Donnerstag, 8. März 2012

The Iron Lady

Diese Kritik erschien zuerst in gedruckter Form in der Wochenzeitung Region.

Kaum eine Figur in der jüngeren Geschichte Grossbritanniens polarisiert so stark wie die konservative Ex-Premierministerin Margaret Thatcher. Es gehört also eine gehörige Portion Mut dazu, ihr ein Biopic zu widmen, besonders wenn es, wie im Falle von The Iron Lady, grundsätzlich unpolitisch ist.

Der neue Film von Phyllida Lloyd (Mamma Mia!) wurde schon nach ersten Vorführungen scharf kritisiert, wobei die politischen Aspekte häufig im Vordergrund standen. Rechte warfen Lloyd vor, die Ikone Thatcher zu stark auf das Bild der dementen alten Frau zu reduzieren und ihre Erfolge in ein schlechtes Licht zu rücken. Vertreter der Linken wiederum waren der Meinung, The Iron Lady würde die negativen Seiten seiner Protagonistin schönfärben. In Wahrheit jedoch findet Lloyd in ihrem Film die goldene Mitte, indem sie von ideologischen Interpretationen absieht und Thatcher als durchaus fehlbare, aber auf ihre eigene Art beeindruckende Person darstellt. Die von Autorin Abi Morgan entworfene Geschichte setzt dabei 2008 an: Die Eiserne Lady (Meryl Streep, als Greisin mit tollem Make-Up ausgestattet) leidet nach einer Serie leichter Schlaganfälle an Demenz. Sie lebt zurückgezogen in einer Londoner Wohnung, wo sie von ihrem Personal und ihrer Tochter Carol (Olivia Colman) umsorgt wird. Oft führt sie mit ihrem verstorbenen Ehemann Denis (der grossartige Jim Broadbent), von dessen Hab und Gut sie sich nicht trennen will, imaginäre Gespräche, was ihre Betreuer sehr besorgt. Als Carol einen Arzt alarmiert, erinnert sich Margaret an ihr ereignisreiches Leben: von ihren ersten Gehversuchen in der Politik, über ihre Wahl ins britische Unterhaus, bis hin zu ihren elf Jahren als Premierministerin.

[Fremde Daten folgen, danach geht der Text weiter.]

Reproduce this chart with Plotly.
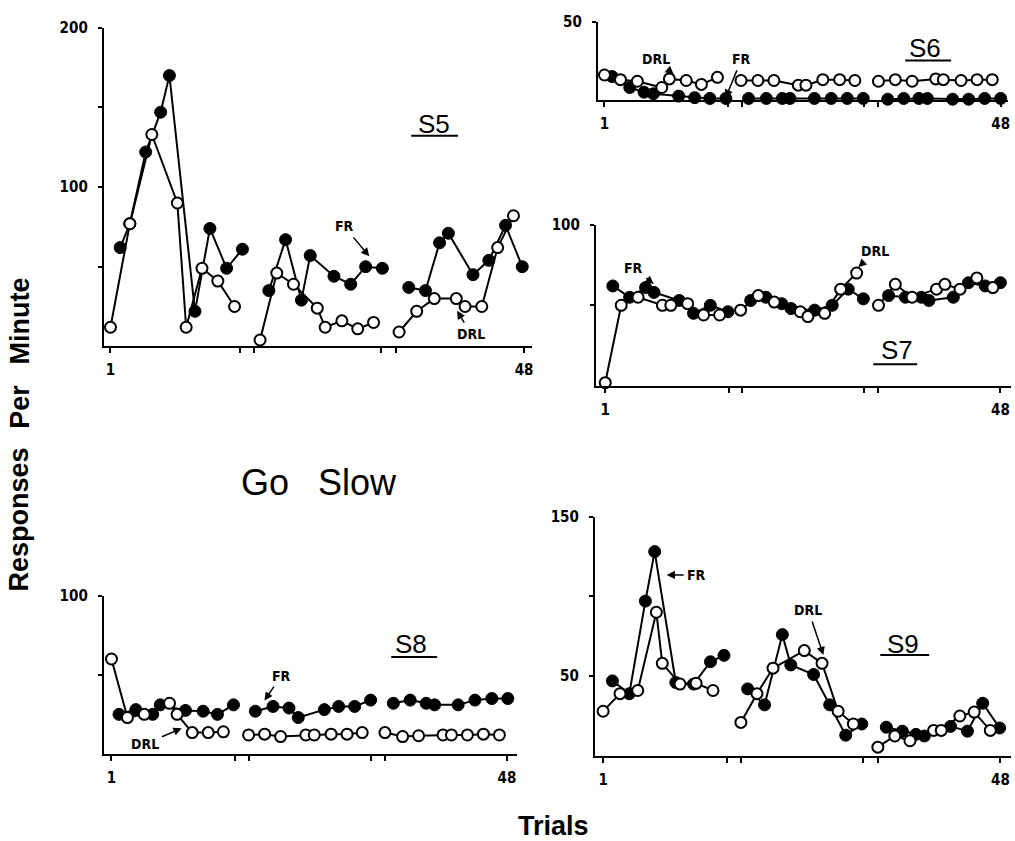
import plotly.graph_objects as go

W, H = 1015, 841

# ---- Responses per minute, FR (filled) and DRL (open) trials; None breaks the blocks ----
s5_fr_trial = [2.1, 3.2, 5.0, 6.7, 7.7, 10.6, 12.3, 14.2, 16.0, None,
               19.0, 20.9, 22.7, 23.7, 26.4, 28.3, 30.0, 31.9, None,
               34.9, 36.8, 38.4, 39.4, 42.2, 44.0, 45.9, 47.8]
s5_fr_rate = [62, 77, 122, 147, 170, 22, 74, 49, 61, None,
              35, 67, 29, 57, 44, 39, 50, 49, None,
              37, 35, 65, 71, 45, 54, 76, 50]
s5_drl_trial = [1.0, 3.2, 5.7, 8.6, 9.6, 11.4, 13.2, 15.1, None,
                18.0, 19.9, 21.8, 24.5, 25.4, 27.3, 29.1, 30.9, None,
                33.8, 35.8, 37.8, 40.3, 41.3, 43.2, 45.0, 46.8]
s5_drl_rate = [12, 77, 133, 90, 12, 49, 41, 25, None,
               4, 46, 39, 24, 12, 16, 11, 15, None,
               9, 22, 30, 30, 25, 25, 62, 82]

s6_fr_trial = [1.9, 4.0, 5.7, 6.8, 9.8, 11.7, 13.5, 15.4, None,
               18.1, 20.2, 22.1, 23.0, 25.9, 27.9, 29.8, 31.7, None,
               34.6, 36.5, 38.3, 39.3, 42.3, 44.2, 46.1, 48.0]
s6_fr_rate = [15, 8, 5, 4, 2.5, 1.5, 1, 1, None,
              1, 1, 1, 1, 1, 1, 1, 1, None,
              0.5, 1, 1, 1, 0.5, 0.5, 1, 1]
s6_drl_trial = [1.0, 2.9, 4.9, 7.8, 8.7, 10.7, 12.5, 14.4, None,
                17.2, 19.2, 21.1, 24.0, 24.9, 26.9, 28.9, 30.7, None,
                33.5, 35.5, 37.5, 40.3, 41.2, 43.3, 45.2, 47.0]
s6_drl_rate = [16, 13, 12, 8, 13.5, 12.5, 10, 14.5, None,
               12.5, 12.5, 12.5, 9.5, 9.5, 13, 13, 12.5, None,
               12, 13, 12, 13.5, 13, 12.5, 13, 13]

s7_fr_trial = [1.9, 3.9, 5.8, 6.8, 9.8, 11.5, 13.5, 15.6, None,
               18.3, 20.1, 22.0, 23.1, 25.9, 28.0, 29.9, 31.7, None,
               34.7, 36.7, 38.6, 39.5, 42.4, 44.2, 46.2, 48.0]
s7_fr_rate = [62, 55, 61, 58, 53, 45, 50, 46, None,
              53, 55, 51, 48, 47, 50, 60, 54, None,
              56, 55, 55, 53, 55, 64, 62, 64]
s7_drl_trial = [1.0, 2.9, 4.9, 7.8, 8.8, 10.8, 12.7, 14.6, None,
                17.1, 19.2, 21.1, 24.2, 25.1, 27.1, 29.0, 30.9, None,
                33.5, 35.5, 37.5, 40.4, 41.4, 43.2, 45.2, 47.1]
s7_drl_rate = [2, 50, 55, 50, 50, 51, 44, 44, None,
               47, 56, 52, 46, 43, 45, 60, 70, None,
               50, 63, 55, 60, 63, 60, 67, 61]

s8_fr_trial = [1.9, 3.9, 5.9, 6.8, 9.8, 11.9, 13.6, 15.5, None,
               18.1, 20.2, 22.1, 23.2, 26.3, 28.0, 29.9, 31.8, None,
               34.5, 36.5, 38.4, 39.4, 42.2, 44.2, 46.2, 48.1]
s8_fr_rate = [25, 28, 25, 31, 27.5, 27, 25, 31, None,
              27, 30, 29, 23, 28, 30, 30, 34, None,
              32, 34, 32, 31, 31, 34, 35, 35]
s8_drl_trial = [1.0, 2.9, 4.9, 7.9, 8.8, 10.6, 12.5, 14.3, None,
                17.3, 19.2, 21.1, 24.1, 25.1, 27.1, 29.0, 30.8, None,
                33.5, 35.6, 37.5, 40.4, 41.4, 43.3, 45.2, 47.1]
s8_drl_rate = [60, 23, 25, 32, 25, 13.5, 13.5, 14, None,
               12, 12.5, 11, 12, 12, 12.5, 12.5, 13.5, None,
               13.5, 11, 11.5, 12, 12, 12, 12.5, 12]

s9_fr_trial = [2.1, 4.1, 6.0, 7.1, 9.6, 11.7, 13.7, 15.3, None,
               18.1, 20.1, 22.2, 23.2, 25.9, 27.8, 29.7, 31.6, None,
               34.5, 36.4, 38.0, 39.0, 42.1, 44.1, 45.9, 47.9]
s9_fr_rate = [47, 39, 97, 128, 46, 45, 59, 63, None,
              42, 32, 76, 57, 51, 32, 13, 20, None,
              18, 15.5, 13.5, 12.5, 18.5, 15.5, 33, 17.5]
s9_drl_trial = [1.0, 3.0, 5.1, 7.3, 8.0, 10.1, 12.0, 14.0, None,
                17.3, 19.2, 21.1, 24.8, 26.9, 28.8, 30.6, None,
                33.5, 35.5, 37.3, 40.1, 41.0, 43.2, 44.9, 46.8]
s9_drl_rate = [28, 39, 41, 90, 58, 45, 45.5, 41, None,
               21, 39, 55, 66, 58, 28, 20, None,
               5.5, 12.5, 9.5, 16, 16, 25, 27.5, 16]

x_tick_vals = [1, 15.7, 17.3, 31.8, 33.5, 48]
x_tick_text = ["1", "", "", "", "", "48"]

# ---- panel placement (pixel box of each axis frame) ----
panels = [
    # name, left, right, top, bottom, x range, y max, y ticks, y labels, data
    ("S5", 104, 533, 19, 341, [0.24, 48.9], 200, [50, 100, 150, 200], ["", "100", "", "200"],
     s5_fr_trial, s5_fr_rate, s5_drl_trial, s5_drl_rate),
    ("S6", 599, 1010, 13, 92, [0.21, 48.87], 50, [50], ["50"],
     s6_fr_trial, s6_fr_rate, s6_drl_trial, s6_drl_rate),
    ("S7", 597, 1013, 218, 381, [-0.12, 49.26], 100, [50, 100], ["", "100"],
     s7_fr_trial, s7_fr_rate, s7_drl_trial, s7_drl_rate),
    ("S8", 104, 518, 593, 753, [0.09, 49.19], 100, [50, 100], ["", "100"],
     s8_fr_trial, s8_fr_rate, s8_drl_trial, s8_drl_rate),
    ("S9", 596, 1013, 513, 755, [0.02, 49.25], 150, [50, 100, 150], ["50", "", "150"],
     s9_fr_trial, s9_fr_rate, s9_drl_trial, s9_drl_rate),
]


def px(x):
    return x / W


def py(y):
    return 1 - y / H


tick_font = dict(family="DejaVu Sans Condensed, Liberation Sans Narrow, Arial Narrow",
                 size=15, color="black", weight="bold")
small_font = dict(family="DejaVu Sans Condensed, Liberation Sans Narrow, Arial Narrow",
                  size=14, color="black", weight="bold")

fig = go.Figure()
layout = dict(width=W, height=H, margin=dict(l=0, r=0, t=0, b=0),
              paper_bgcolor="white", plot_bgcolor="rgba(0,0,0,0)",
              showlegend=False, annotations=[], shapes=[])

for i, (name, left, right, top, bottom, xr, ymax, yt, yl,
        fr_t, fr_r, drl_t, drl_r) in enumerate(panels):
    sfx = "" if i == 0 else str(i + 1)
    xa, ya = "x" + sfx, "y" + sfx
    layout["xaxis" + sfx] = dict(
        domain=[px(left), px(right)], range=xr, anchor=ya,
        showline=True, linecolor="black", linewidth=2,
        ticks="outside", ticklen=5, tickwidth=1.5, tickcolor="black",
        tickvals=x_tick_vals, ticktext=x_tick_text, tickfont=tick_font,
        ticklabelstandoff=4, showgrid=False, zeroline=False, fixedrange=True)
    layout["yaxis" + sfx] = dict(
        domain=[py(bottom), py(top)], range=[0, ymax], anchor=xa,
        showline=True, linecolor="black", linewidth=2,
        ticks="outside", ticklen=4, tickwidth=1.5, tickcolor="black",
        tickvals=yt, ticktext=yl, tickfont=tick_font, ticklabelstandoff=7,
        showgrid=False, zeroline=False, fixedrange=True)
    fig.add_trace(go.Scatter(
        x=fr_t, y=fr_r, xaxis=xa, yaxis=ya, mode="lines+markers",
        line=dict(color="black", width=2), connectgaps=False,
        marker=dict(symbol="circle", size=12, color="black",
                    line=dict(color="black", width=1)),
        cliponaxis=False, name="FR"))
    fig.add_trace(go.Scatter(
        x=drl_t, y=drl_r, xaxis=xa, yaxis=ya, mode="lines+markers",
        line=dict(color="black", width=2), connectgaps=False,
        marker=dict(symbol="circle", size=11, color="white",
                    line=dict(color="black", width=2)),
        cliponaxis=False, name="DRL"))

# ---- subject labels with underline ----
subject_labels = [("S5", 435, 116, 412, 459, 128),
                  ("S6", 927, 39, 907, 953, 52),
                  ("S7", 899, 345, 875, 919, 359),
                  ("S8", 412, 642, 392, 438, 655),
                  ("S9", 905, 642, 882, 931, 653)]
for txt, cx, cy, ul0, ul1, uy in subject_labels:
    layout["annotations"].append(dict(
        text=txt, x=px(cx), y=py(cy), xref="paper", yref="paper",
        showarrow=False, xanchor="center", yanchor="middle",
        font=dict(family="Liberation Sans, Arial", size=26, color="black")))
    layout["shapes"].append(dict(
        type="line", xref="paper", yref="paper",
        x0=px(ul0), x1=px(ul1), y0=py(uy), y1=py(uy),
        line=dict(color="black", width=2)))

# ---- FR / DRL callouts with arrows: (text, text x, text y, tip x, tip y) ----
callouts = [("FR", 345, 220, 370, 250), ("DRL", 472, 328, 458, 305),
            ("DRL", 657, 51, 675, 66), ("FR", 743, 51, 727, 90),
            ("FR", 635, 262, 655, 278), ("DRL", 877, 245, 860, 261),
            ("FR", 282, 674, 265, 699), ("DRL", 145, 743, 182, 727),
            ("FR", 698, 572, 668, 572), ("DRL", 810, 608, 825, 653)]
for txt, tx, ty, hx, hy in callouts:
    layout["annotations"].append(dict(
        text=txt, x=px(hx), y=py(hy), xref="paper", yref="paper",
        ax=tx - hx, ay=ty - hy, axref="pixel", ayref="pixel",
        xanchor="center", yanchor="middle",
        showarrow=True, arrowhead=2, arrowsize=1.1, arrowwidth=1.5,
        arrowcolor="black", standoff=0, startstandoff=2, font=small_font))

# ---- figure-level titles ----
big = dict(family="Liberation Sans, Arial", color="black")
layout["annotations"] += [
    dict(text="Go", x=px(266), y=py(479), xref="paper", yref="paper",
         showarrow=False, xanchor="center", yanchor="middle",
         font=dict(size=36, **big)),
    dict(text="Slow", x=px(358), y=py(479), xref="paper", yref="paper",
         showarrow=False, xanchor="center", yanchor="middle",
         font=dict(size=36, **big)),
    dict(text="Trials", x=px(555), y=py(826), xref="paper", yref="paper",
         showarrow=False, xanchor="center", yanchor="middle",
         font=dict(size=27, weight="bold", **big)),
]
for word, cy in [("Responses", 516), ("Per", 402), ("Minute", 315)]:
    layout["annotations"].append(dict(
        text=word, x=px(20), y=py(cy), xref="paper", yref="paper",
        showarrow=False, textangle=-90, xanchor="center", yanchor="middle",
        font=dict(size=27, weight="bold", **big)))

fig.update_layout(**layout)
fig.write_html("out.html")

Eine Frau in der Männerdomäne: Premierministerin Margaret Thatcher (Meryl Streep) bei einer Debatte im britischen House of Commons.
The Iron Lady ist nicht der einzige aktuelle Film, der eine umstrittene Persönlichkeit ihr Leben assoziativ Revue passieren lässt. Ähnlich wie in Clint Eastwoods ebenfalls unterschätztem J. Edgar, inspirieren hier Kleinigkeiten elaborierte Rückblenden. Der passende Rhythmus dazu wird zwar erst nach der etwas zu ausgedehnten Exposition gefunden; dann aber schöpfen Lloyd und Morgan aus dem Vollen: Die einzelnen Episoden, stets mit den dazugehörigen Archivaufnahmen verknüpft, sind virtuos inszeniert – Stichwort: Falkland – und zeichnen ein faszinierendes, teils auch leicht karikiertes Bild der, so der Film, von verstockten Männern dominierten britischen Politik, in welcher sich Margaret Thatcher als quasi-feministische Pionierin hervortut. Dabei driftet das Ganze aber nie ins Formelhafte ab, sondern bleibt ein ausgewogenes und überraschend bewegendes Porträt einer Einzelkämpferin, die sich der Einsamkeit, die Macht mit sich bringt, schmerzlich bewusst wird. In dieser Rolle brilliert die zurecht mit einem Oscar ausgezeichnete Meryl Streep, deren Darbietung weit über das blosse Imitieren einer historischen Figur hinausgeht. Ihr gelingt das Kunststück, Thatcher in ihrer ganzen Bandbreite darzustellen; sie vereinigt ihre gewitzte, mitunter überaus sympathische Seite hervorragend mit ihrer überheblichen, Kollegen und Konkurrenten gegenüber gleichermassen tyrannischen Art.

Obwohl sich The Iron Lady den einen oder anderen formalen Fauxpas leistet, präsentiert sich Phyllida Lloyd als gereifte Regisseurin und liefert einen spannenden Film über eine, wenn nicht grossartige, so doch unbestritten starke Persönlichkeit ab.